--- Exercise details ---
Starting at the line that contains "Write a Python" and stopping at the line that contains "38.0, 37.5, 37.0, 36.5, 35.0, 33.0, 31.5, 30.5]", transcribe every line of the material below exactly; pictures stay out.

------------------------------

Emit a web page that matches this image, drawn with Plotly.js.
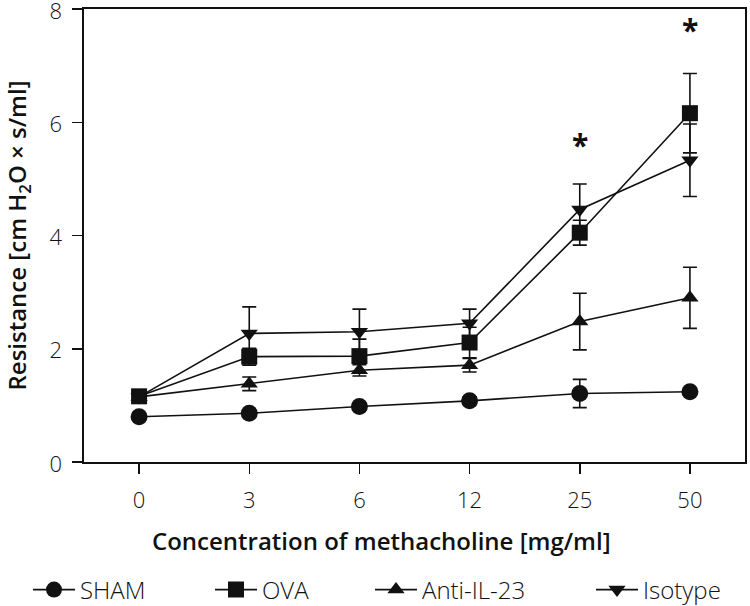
<!DOCTYPE html>
<html>
<head>
<meta charset="utf-8">
<script src="https://cdn.plot.ly/plotly-3.0.1.min.js"></script>
<style>html,body{margin:0;padding:0;background:#fff}#chart{width:750px;height:606px}</style>
</head>
<body>
<div id="chart"></div>
<script>
const categories = ['0', '3', '6', '12', '25', '50'];
const xTitle = 'Concentration of methacholine [mg/ml]';
const yTitle = 'Resistance [cm H<sub>2</sub>O × s/ml]';
const yTickVals = [0, 2, 4, 6, 8];
const yTickText = ['0', '2', '4', '6', '8'];

const seriesNames = ['SHAM', 'OVA', 'Anti-IL-23', 'Isotype'];
const shamY   = [0.80, 0.86, 0.98, 1.08, 1.21, 1.24];
const shamErr = [0.04, 0.05, 0.06, 0.07, 0.25, 0.06];
const ovaY    = [1.16, 1.86, 1.87, 2.11, 4.05, 6.16];
const ovaErr  = [0.06, 0.15, 0.30, 0.27, 0.22, 0.70];
const antiY   = [1.15, 1.38, 1.62, 1.71, 2.48, 2.90];
const antiErr = [0.04, 0.12, 0.10, 0.12, 0.50, 0.54];
const isoY    = [1.15, 2.27, 2.30, 2.45, 4.46, 5.33];
const isoErr  = [0.04, 0.47, 0.40, 0.25, 0.45, 0.64];

const sigCats = ['25', '50'];
const sigY = [5.60, 7.64];
const sigText = ['*', '*'];

const ink = '#111111';
const fontFam = '"Open Sans", "Noto Sans", sans-serif';

const legendIds = ['legend', 'legend2', 'legend3', 'legend4'];
const legendX = [28, 210, 370, 591];

function mk(i, y, err, symbol, size) {
  return {
    type: 'scatter', mode: 'lines+markers', name: seriesNames[i],
    legend: legendIds[i],
    x: categories, y: y,
    line: {color: ink, width: 1.6},
    marker: {color: ink, symbol: symbol, size: size},
    error_y: {type: 'data', array: err, visible: true, color: ink, thickness: 1.6, width: 7},
    cliponaxis: false
  };
}

const data = [
  mk(0, shamY, shamErr, 'circle', 17),
  mk(1, ovaY, ovaErr, 'square', 16),
  mk(2, antiY, antiErr, 'triangle-up', 15),
  mk(3, isoY, isoErr, 'triangle-down', 15)
];

const annotations = sigCats.map((c, i) => ({
  x: categories.indexOf(c), y: sigY[i], xref: 'x', yref: 'y', text: sigText[i], showarrow: false,
  font: {family: fontFam, size: 30, color: ink, weight: 700}, yanchor: 'middle'
}));
annotations.push({
  text: xTitle, xref: 'paper', yref: 'paper', x: (150 - 84) / 661, y: -(540 - 462) / 453,
  xanchor: 'left', yanchor: 'middle', showarrow: false,
  font: {family: fontFam, size: 24, color: ink, weight: 600}
});

const layout = {
  width: 750, height: 606,
  margin: {l: 84, r: 5, t: 9, b: 144},
  paper_bgcolor: '#fff', plot_bgcolor: '#fff',
  font: {family: fontFam, color: ink},
  showlegend: true,
  xaxis: {
    type: 'category', range: [-0.5, 5.5],
    showline: true, mirror: true, linecolor: ink, linewidth: 1.6,
    ticks: 'outside', ticklen: 10, tickwidth: 1.5, tickcolor: ink,
    ticklabelstandoff: 8, ticklabeloverflow: 'allow',
    showgrid: false, zeroline: false, fixedrange: true,
    tickfont: {family: fontFam, size: 22, color: ink, weight: 300}
  },
  yaxis: {
    range: [0, 8], tickmode: 'array', tickvals: yTickVals, ticktext: yTickText,
    showline: true, mirror: true, linecolor: ink, linewidth: 1.6,
    ticks: 'outside', ticklen: 10, tickwidth: 1.5, tickcolor: ink,
    ticklabelstandoff: 6, ticklabelshift: 2, ticklabeloverflow: 'allow',
    showgrid: false, zeroline: false, fixedrange: true,
    tickfont: {family: fontFam, size: 22, color: ink, weight: 300},
    title: {text: yTitle, font: {family: fontFam, size: 24, color: ink, weight: 600}, standoff: 22}
  },
  annotations: annotations
};

legendIds.forEach((id, i) => {
  layout[id] = {
    orientation: 'h', xref: 'container', yref: 'container',
    x: legendX[i] / 750, y: 1 - 590 / 606, xanchor: 'left', yanchor: 'middle',
    font: {family: fontFam, size: 24, color: ink, weight: 300},
    itemwidth: 42, bgcolor: 'rgba(0,0,0,0)'
  };
});

Plotly.newPlot('chart', data, layout, {displayModeBar: false, staticPlot: true});
</script>
</body>
</html>
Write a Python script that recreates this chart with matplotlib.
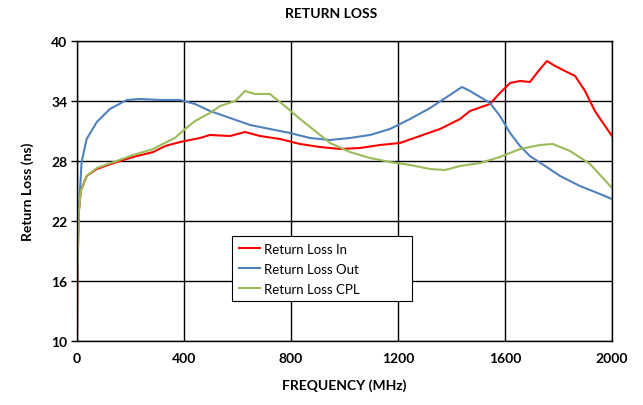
#!/usr/bin/env python3
# -*- coding: utf-8 -*-
"""
Return loss plot (In / Out / CPL) vs frequency.
"""

# %% Import
import numpy as np
import matplotlib as mpl
from matplotlib import pyplot as plt

mpl.use('Agg')
plt.rcParams['font.family'] = ['Lato', 'DejaVu Sans']

# %% Data
freq_in = [0, 1, 6, 14, 36, 74, 148, 210, 285, 330, 385, 460, 497, 572,
           628, 684, 759, 834, 908, 983, 1058, 1133, 1207, 1282, 1357, 1432,
           1469, 1544, 1581, 1619, 1656, 1693, 1731, 1757, 1787, 1824,
           1862, 1899, 1936, 1974, 2000]
rl_in = [10.0, 15.0, 22.7, 25.0, 26.5, 27.2, 27.9, 28.4, 28.9, 29.5, 29.9,
         30.3, 30.6, 30.5, 30.9, 30.5, 30.2, 29.7, 29.4, 29.2, 29.3, 29.6,
         29.8, 30.5, 31.2, 32.2, 33.0, 33.7, 34.8, 35.8, 36.0, 35.9, 37.2,
         38.0, 37.5, 37.0, 36.5, 35.0, 33.0, 31.5, 30.5]

freq_out = [0, 5, 17, 36, 74, 123, 186, 236, 310, 385, 441, 497, 572,
            647, 721, 796, 871, 946, 1020, 1095, 1170, 1245, 1320, 1394,
            1439, 1469, 1544, 1581, 1619, 1656, 1693, 1750, 1806, 1880,
            1955, 2000]
rl_out = [16.0, 22.2, 27.9, 30.2, 31.9, 33.2, 34.1, 34.2, 34.1, 34.1, 33.7,
          33.0, 32.3, 31.6, 31.2, 30.8, 30.3, 30.1, 30.3, 30.6, 31.2, 32.2,
          33.3, 34.6, 35.4, 35.0, 33.8, 32.5, 30.8, 29.5, 28.5, 27.5, 26.5,
          25.5, 24.7, 24.2]

freq_cpl = [0, 6, 14, 36, 74, 148, 210, 285, 320, 366, 404, 441, 497, 535,
            591, 628, 665, 721, 777, 834, 890, 946, 1020, 1095, 1170, 1245,
            1320, 1376, 1432, 1507, 1581, 1656, 1731, 1779, 1843, 1918, 2000]
rl_cpl = [15.0, 22.7, 25.0, 26.5, 27.3, 28.0, 28.6, 29.2, 29.7, 30.3, 31.2,
          32.0, 32.8, 33.5, 34.0, 35.0, 34.7, 34.7, 33.5, 32.2, 31.0, 29.8,
          28.9, 28.3, 27.9, 27.6, 27.2, 27.1, 27.5, 27.8, 28.4, 29.2, 29.6,
          29.7, 29.0, 27.7, 25.3]

x_ticks = [0, 400, 800, 1200, 1600, 2000]
y_ticks = [10, 16, 22, 28, 34, 40]

# %% Plot
fig = plt.figure(figsize=(6.43, 4.06), dpi=100)
ax = fig.add_axes([0.1198, 0.1576, 0.832, 0.739])

ax.plot(freq_in, rl_in, color='#FF0000', lw=1.5, label='Return Loss In')
ax.plot(freq_out, rl_out, color='#4F81BD', lw=1.5, label='Return Loss Out')
ax.plot(freq_cpl, rl_cpl, color='#9BBB59', lw=1.5, label='Return Loss CPL')

ax.set_xlim(0, 2000)
ax.set_ylim(10, 40)
ax.set_xticks(x_ticks)
ax.set_yticks(y_ticks)
ax.grid(visible=True, color='black', lw=1)
for s in ax.spines.values():
    s.set_linewidth(1)
ax.tick_params(axis='x', length=0, pad=8, labelsize=10)
ax.tick_params(axis='y', length=4, width=1, pad=3, labelsize=10)
for lab in ax.get_xticklabels() + ax.get_yticklabels():
    lab.set_fontweight('bold')

ax.set_xlabel('FREQUENCY (MHz)', fontweight='bold', fontsize=10, labelpad=10)
ax.set_ylabel('Return Loss (ns)', fontweight='bold', fontsize=10, labelpad=12)
fig.text(0.515, 0.965, 'RETURN LOSS', ha='center', va='center',
         fontweight='bold', fontsize=10)

leg = ax.legend(loc='lower left', bbox_to_anchor=(0.29, 0.133, 0.336, 0.223),
                mode='expand', fancybox=False, edgecolor='black',
                framealpha=1, fontsize=9.5, handlelength=1.6,
                handletextpad=0.3, borderaxespad=0, labelspacing=0.6,
                borderpad=0.5)
leg.get_frame().set_linewidth(0.8)

plt.savefig('out.png', dpi=100)
plt.close()
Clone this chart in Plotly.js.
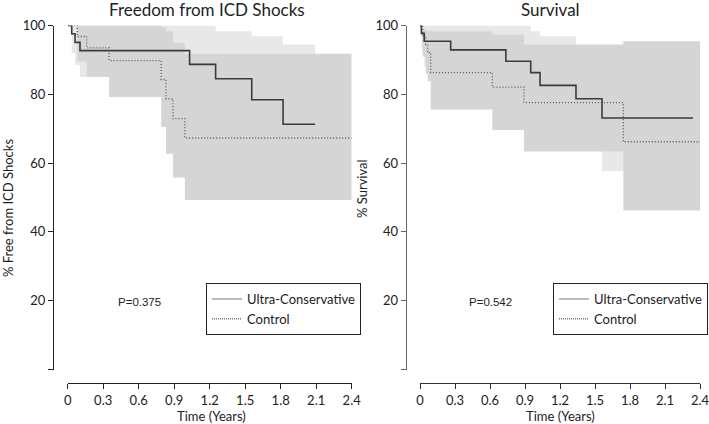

------------------------------

--- Full response ---
Write a Python script that recreates this chart with matplotlib.
#!/usr/bin/env python3
# -*- coding: utf-8 -*-
"""
Return loss plot (In / Out / CPL) vs frequency.
"""

# %% Import
import numpy as np
import matplotlib as mpl
from matplotlib import pyplot as plt

mpl.use('Agg')
plt.rcParams['font.family'] = ['Lato', 'DejaVu Sans']

# %% Data
freq_in = [0, 1, 6, 14, 36, 74, 148, 210, 285, 330, 385, 460, 497, 572,
           628, 684, 759, 834, 908, 983, 1058, 1133, 1207, 1282, 1357, 1432,
           1469, 1544, 1581, 1619, 1656, 1693, 1731, 1757, 1787, 1824,
           1862, 1899, 1936, 1974, 2000]
rl_in = [10.0, 15.0, 22.7, 25.0, 26.5, 27.2, 27.9, 28.4, 28.9, 29.5, 29.9,
         30.3, 30.6, 30.5, 30.9, 30.5, 30.2, 29.7, 29.4, 29.2, 29.3, 29.6,
         29.8, 30.5, 31.2, 32.2, 33.0, 33.7, 34.8, 35.8, 36.0, 35.9, 37.2,
         38.0, 37.5, 37.0, 36.5, 35.0, 33.0, 31.5, 30.5]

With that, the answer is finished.